I last visited Ishite-ji, which sits just outside the center of Matsuyama city, when I was enjoying the Shikoku cherry blossoms last April. Which is not to say the grounds of this temple, #51 on the trail, are packed full of sakura trees—quite the contrary. Still, it’s a tranquil and beautiful excursion and sits just a stone’s throw from Dogo Onsen, one of the oldest public bath houses in Japan.
Temple #75 of the Shikoku pilgrimage, Kagawa prefecture’s Zentsu-ji is notable for having been established in the early ninth century by Zentsu Saeki, the father of Kukai. Sound familiar? Kukai is the Buddhist monk who founded the sacred settlement and cemetery atop Mt. Koya, which I’ve written quite extensively about.
Although Okubo-ji is technically the last temple on the pilgrimage, you won’t be ending your Shikoku itinerary here, at least not if you want to complete the trail. To be sure, although it’s customary to drop your walking stick here (if you carry one), you’ll actually have to loop back around to Ryozen-ji, as I mentioned earlier.
Can Only Henro Walk the Shikoku Pilgrimage?
Walking the Shikoku pilgrimage is technically a religious ritual, one done by o-henro-san (often abbreviated simply to “henro”), who are generally adherents to the esoteric Buddhism popularized by Kukai. (Incidentally, many henro visit Mt. Koya prior to completing the Shikoku trail.)
Of course, many ordinary hikers walk portions of the pilgrimage; conversely, you can wear henro attire even if you know nothing about Buddhism. Typical items, which you can procure in any major city of Shikoku, include the byakue coat, wagesa scarf, sugegasa hat and kongotsue walking stick.

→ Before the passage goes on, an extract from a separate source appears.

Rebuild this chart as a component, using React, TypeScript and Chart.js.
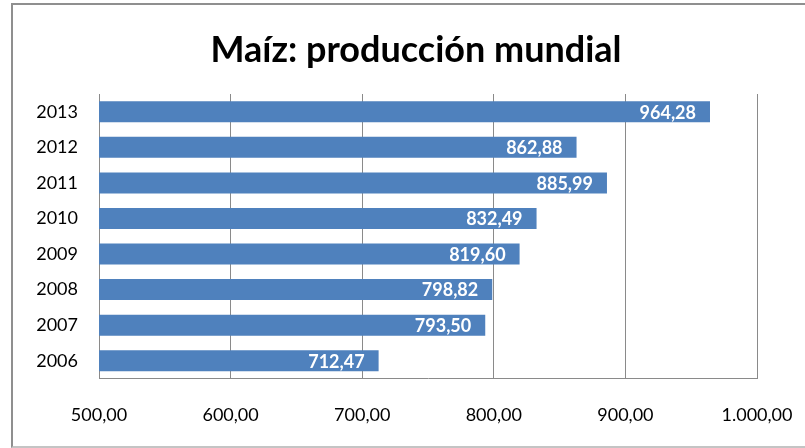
import React, { useEffect, useRef } from "react";
import { Chart, registerables } from "chart.js";

Chart.register(...registerables);

const years = ["2006", "2007", "2008", "2009", "2010", "2011", "2012", "2013"];
const production = [712.47, 793.5, 798.82, 819.6, 832.49, 885.99, 862.88, 964.28];
const xTicks = [500, 600, 700, 800, 900, 1000];
const titleText = "Maíz: producción mundial";

function fmt(v: number): string {
  const fixed = v.toFixed(2);
  const [intPart, dec] = fixed.split(".");
  const withDots = intPart.replace(/\B(?=(\d{3})+(?!\d))/g, ".");
  return withDots + "," + dec;
}

const FONT = "Lato, 'Open Sans', sans-serif";

const valueLabels = {
  id: "valueLabels",
  afterDatasetsDraw(chart: any) {
    const ctx = chart.ctx;
    const meta = chart.getDatasetMeta(0);
    const data = chart.data.datasets[0].data as number[];
    ctx.save();
    ctx.font = `bold 18px ${FONT}`;
    ctx.fillStyle = "#ffffff";
    ctx.textAlign = "right";
    ctx.textBaseline = "middle";
    meta.data.forEach((el: any, i: number) => {
      ctx.fillText(fmt(data[i]), el.x - 14, el.y + 1);
    });
    ctx.restore();
  },
};

export default function App() {
  const ref = useRef<HTMLCanvasElement | null>(null);
  useEffect(() => {
    if (!ref.current) return;
    const chart = new Chart(ref.current, {
      type: "bar",
      data: {
        labels: years,
        datasets: [
          {
            data: production,
            backgroundColor: "#4f81bd",
            borderWidth: 0,
            barPercentage: 0.59,
            categoryPercentage: 1,
          },
        ],
      },
      options: {
        indexAxis: "y",
        animation: false,
        responsive: false,
        maintainAspectRatio: false,
        layout: { padding: { left: 27, right: 0, top: 0, bottom: 0 } },
        plugins: {
          legend: { display: false },
          tooltip: { enabled: false },
          title: {
            display: true,
            text: titleText,
            color: "#000000",
            font: { family: FONT, size: 36, weight: "bold", lineHeight: 1.2 },
            padding: { top: 29, bottom: 21.8 },
          },
        },
        scales: {
          x: {
            type: "linear",
            min: 500,
            max: 1000,
            afterBuildTicks(scale: any) {
              scale.ticks = xTicks.map((v) => ({ value: v }));
            },
            afterFit(scale: any) {
              scale.height = 69.5;
              scale.paddingLeft = 0;
              scale.paddingRight = 48;
            },
            grid: { color: "#8a8a8a", lineWidth: 1, drawTicks: false },
            border: { display: true, color: "#8a8a8a", width: 1 },
            ticks: {
              color: "#000000",
              font: { family: FONT, size: 18 },
              padding: 26,
              callback: (v: any) => fmt(Number(v)),
              maxRotation: 0,
            },
          },
          y: {
            type: "category",
            reverse: true,
            afterFit(scale: any) {
              scale.width = 72;
            },
            grid: { display: false, drawTicks: false },
            border: { display: true, color: "#8a8a8a", width: 1 },
            ticks: {
              color: "#000000",
              font: { family: FONT, size: 18 },
              padding: 21,
            },
          },
        },
      },
      plugins: [valueLabels],
    });
    return () => chart.destroy();
  }, []);

  return (
    <div style={{ position: "fixed", left: 0, top: 0, width: 805, height: 448, background: "#ffffff" }}>
      <canvas ref={ref} width={805} height={448} style={{ position: "absolute", left: 0, top: 0 }} />
      <div
        style={{
          position: "absolute",
          left: 11,
          top: 3,
          width: 794,
          height: 441,
          borderLeft: "2px solid #8f8f8f",
          borderTop: "2px solid #8f8f8f",
          borderBottom: "2px solid #c4c4c4",
          pointerEvents: "none",
        }}
      />
    </div>
  );
}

Where to Stay Along the Shikoku Pilgrimage
As I’ve noted in several other places on this site, Shikoku hotels like Daiwa Roynet Hotel Takamatsu and Hotel MYSTAYS Matsuyama leave something to be desired—this will be relevant to you if you pop into different temples along the trail from the island’s major cities. The good news is that many simple minshuku exist along the trail, so if you’re hiking part of all of the pilgrimage route, you can sleep in these properties for around ¥5,000-6,000 per night.

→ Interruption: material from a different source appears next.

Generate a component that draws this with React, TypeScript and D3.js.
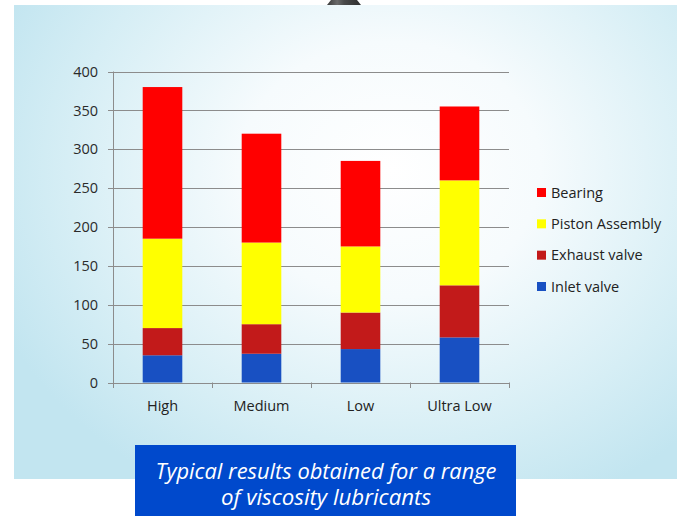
import * as d3 from "d3";

const categories = ["High", "Medium", "Low", "Ultra Low"];
const inletValve = [35, 37, 43, 58];
const exhaustValve = [35, 38, 47, 67];
const pistonAssembly = [115, 105, 85, 135];
const bearing = [195, 140, 110, 95];
const yTicks = [0, 50, 100, 150, 200, 250, 300, 350, 400];

const seriesKeys = ["Inlet valve", "Exhaust valve", "Piston Assembly", "Bearing"];
const seriesColors = ["#1850c2", "#c21a1a", "#ffff00", "#ff0000"];
const legendOrder = ["Bearing", "Piston Assembly", "Exhaust valve", "Inlet valve"];

const captionLines = ["Typical results obtained for a range", "of viscosity lubricants"];

const W = 677;
const H = 516;

export default function App() {
  const rows = categories.map((c, i) => ({
    category: c,
    "Inlet valve": inletValve[i],
    "Exhaust valve": exhaustValve[i],
    "Piston Assembly": pistonAssembly[i],
    Bearing: bearing[i],
  }));

  const stacked = d3.stack<any>().keys(seriesKeys)(rows);

  const x = d3
    .scaleBand<string>()
    .domain(categories)
    .range([113, 509])
    .paddingInner(0.6)
    .paddingOuter(0.3);
  // boundaries for category ticks (no padding)
  const xb = d3.scaleBand<string>().domain(categories).range([113, 509]);
  const y = d3.scaleLinear().domain([0, 400]).range([382.5, 71.5]);
  const color = d3.scaleOrdinal<string>().domain(seriesKeys).range(seriesColors);

  const legendY = d3
    .scalePoint<string>()
    .domain(legendOrder)
    .range([192.5, 286.5]);

  const font = "'Open Sans', 'DejaVu Sans', sans-serif";

  return (
    <svg
      width={W}
      height={H}
      style={{ position: "absolute", left: 0, top: 0, background: "#fff" }}
    >
      <defs>
        <radialGradient
          id="bg"
          gradientUnits="userSpaceOnUse"
          cx={390}
          cy={170}
          r={430}
          gradientTransform="translate(390,170) scale(1,0.85) translate(-390,-170)"
        >
          <stop offset="0" stopColor="#ffffff" />
          <stop offset="0.35" stopColor="#f6fbfd" />
          <stop offset="0.75" stopColor="#d6eef5" />
          <stop offset="1" stopColor="#c2e5f0" />
        </radialGradient>
        <linearGradient id="cone" x1="0" x2="1" y1="0" y2="0">
          <stop offset="0" stopColor="#3a3a3a" />
          <stop offset="0.3" stopColor="#6a6a6a" />
          <stop offset="0.5" stopColor="#4a4a4a" />
          <stop offset="1" stopColor="#2e2e2e" />
        </linearGradient>
      </defs>

      <rect x={14} y={5} width={W - 14} height={474} fill="url(#bg)" />
      <path d="M331,0 L357,0 L361,5 L327,5 Z" fill="url(#cone)" />

      {/* gridlines */}
      {yTicks.map((t) => (
        <g key={t}>
          <line
            x1={108}
            x2={509}
            y1={Math.round(y(t)) + 0.5}
            y2={Math.round(y(t)) + 0.5}
            stroke="#8c8c8c"
            strokeWidth={1}
          />
          <text
            x={98}
            y={y(t)}
            dy="0.36em"
            textAnchor="end"
            fontFamily={font}
            fontSize={14.5}
            fill="#2a2a2a"
          >
            {t}
          </text>
        </g>
      ))}
      <line x1={113.5} x2={113.5} y1={71.5} y2={388} stroke="#8c8c8c" />
      {categories.map((c) => (
        <line
          key={c}
          x1={Math.round(xb(c)! + xb.bandwidth()) + 0.5}
          x2={Math.round(xb(c)! + xb.bandwidth()) + 0.5}
          y1={382.5}
          y2={388}
          stroke="#8c8c8c"
        />
      ))}

      {/* bars */}
      {stacked.map((s) => (
        <g key={s.key} fill={color(s.key)}>
          {s.map((d, i) => (
            <rect
              key={i}
              x={x(categories[i])}
              width={x.bandwidth()}
              y={y(d[1])}
              height={y(d[0]) - y(d[1])}
            />
          ))}
        </g>
      ))}

      {categories.map((c) => (
        <text
          key={c}
          x={x(c)! + x.bandwidth() / 2}
          y={410.5}
          textAnchor="middle"
          fontFamily={font}
          fontSize={14.5}
          fill="#222"
        >
          {c}
        </text>
      ))}

      {/* legend */}
      {legendOrder.map((k) => (
        <g key={k} transform={`translate(537,${legendY(k)})`}>
          <rect x={0} y={-4.5} width={9} height={9} fill={color(k)} />
          <text
            x={14}
            y={0}
            dy="0.36em"
            fontFamily={font}
            fontSize={14.5}
            fill="#222"
          >
            {k}
          </text>
        </g>
      ))}

      {/* caption */}
      <rect x={135} y={445} width={381} height={71} fill="#0049cc" />
      {captionLines.map((line, i) => (
        <text
          key={i}
          x={326}
          y={479 + i * 26}
          textAnchor="middle"
          fontFamily={font}
          fontStyle="italic"
          fontSize={22}
          fill="#fff"
          textLength={i === 0 ? 341 : 210}
          lengthAdjust="spacingAndGlyphs"
        >
          {line}
        </text>
      ))}
    </svg>
  );
}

Note that while camping in Shikoku (and Japan) is possible basically anywhere, there are some particular hazards that accompany traveling in Shikoku. The island can be perilously wet (and hot!) during the Japanese summer months; there are also many pit vipers in its lush forests, and while the noise of hiking henro generally scares them off, it’s not difficult to imagine one slithering into your tent.
Plan the Rest of Your Shikoku Trip
I stan hard for Shikoku in general, and not just the Shikoku pilgrimage. From exploring original-keep Japanese castles in Kochi and Matsuyama, to the old bath houses and ravine-shrouded ryokan in Dogo Onsen and the Iya Valley, Shikoku (as I said earlier) is the most underrated of Japan’s main islands.
I’ve created a Shikoku itinerary you can consult if you’re looking for things to do in Shikoku, on or off the trail, or are seeking practical advice on how to plan your trip to the island. Or, you can commission a custom Japan itinerary, and let me sweat the details of your Shikoku trip—you just sweat while you hike!
The Bottom Line
Whether you walk the whole Shikoku pilgrimage or simply visit notable temples as half-day trips from the island’s cities, it’s easy to get a feel for this magical route that snakes along for more than 1,200 km. Don a traditional byakue robe and proceed onward like a true henro, or simply stomp in (politely, of course) like you would anywhere else you were hiking in Japan. Optionally, visit Mt. Koya and the Kumano Kodo before or after your Shikoku adventure and to bookend your trip with the legend of Kukai.